Bajgai, Y., Kristiansen, P., Hulugalle, N., McHenry, M.
Acta horticulturae 2014 no.1018 pp. 227-234
Brassica oleracea, Zea mays, biomass production, cabbage, corn, crop residue management, crop rotation, crop yield, drainage, electrical conductivity, horticulture, management systems, mulching, organic soils, soil organic carbon, sweetcorn, tillage, weeds
Crop residue management (RM) plays an important role in maintaining soil organic carbon (SOC) in horticulture, especially where annual crop rotations rely on frequent tillage. A trial investigating the short-term effects of sweet corn (Zea mays L. var. rugosa) residue incorporation on crop yields in a corn-cabbage (Brassica oleracea L.) rotation using organic (Org) and conventional (Conv) soil management systems (SMS) was established on 14 December 2009 in two contrasting soil types (Vertosol and Chromosol). The effect of mulched corn residue incorporation on weed biomass production was also studied. Corn was grown under the two SMS and residue was retained (+RES) or removed (-RES) after harvest on 23 April 2010. Cabbage was then grown from 4 May to 14 October 2010, under the same SMS in a three-way factorial design (SMS × RM × soil type). In both systems, equal quantities of macro-nutrients were supplied. Crop yields and weed biomass and apparent electrical conductivity (ECa) of soil were measured. There was no significant difference in total corn biomass for SMS or soil type. However, cabbage yield was significantly greater at the Chromosol site.
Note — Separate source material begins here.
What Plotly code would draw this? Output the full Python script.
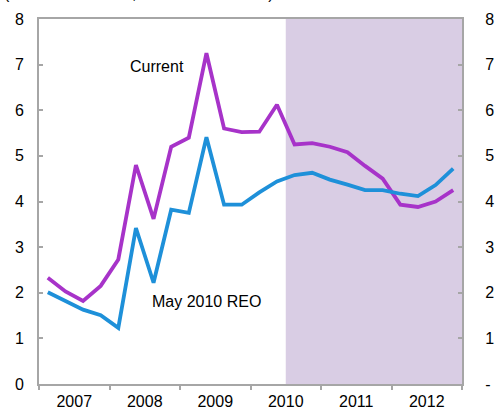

The SMS × RM × soil type interaction was significant for weed biomass in cabbage, with Org having less weed biomass at the Vertosol site, especially in -RES. The +RES treatment had reduced weed biomass by 20 and 64% in conventional and organic SMS, respectively, in comparison to -RES in Chromosol. Soil ECa was significantly different for soil type only. The reduction of weed biomass in +RES treatment could be attributed to the mulching effect of the incorporated corn residue, the differences in weed seed bank and drainage between two sites. In conclusion, crop yields and soil ECa were not influenced by SMS or RM in short-term, but incorporation of residue in soil reduced weed biomass.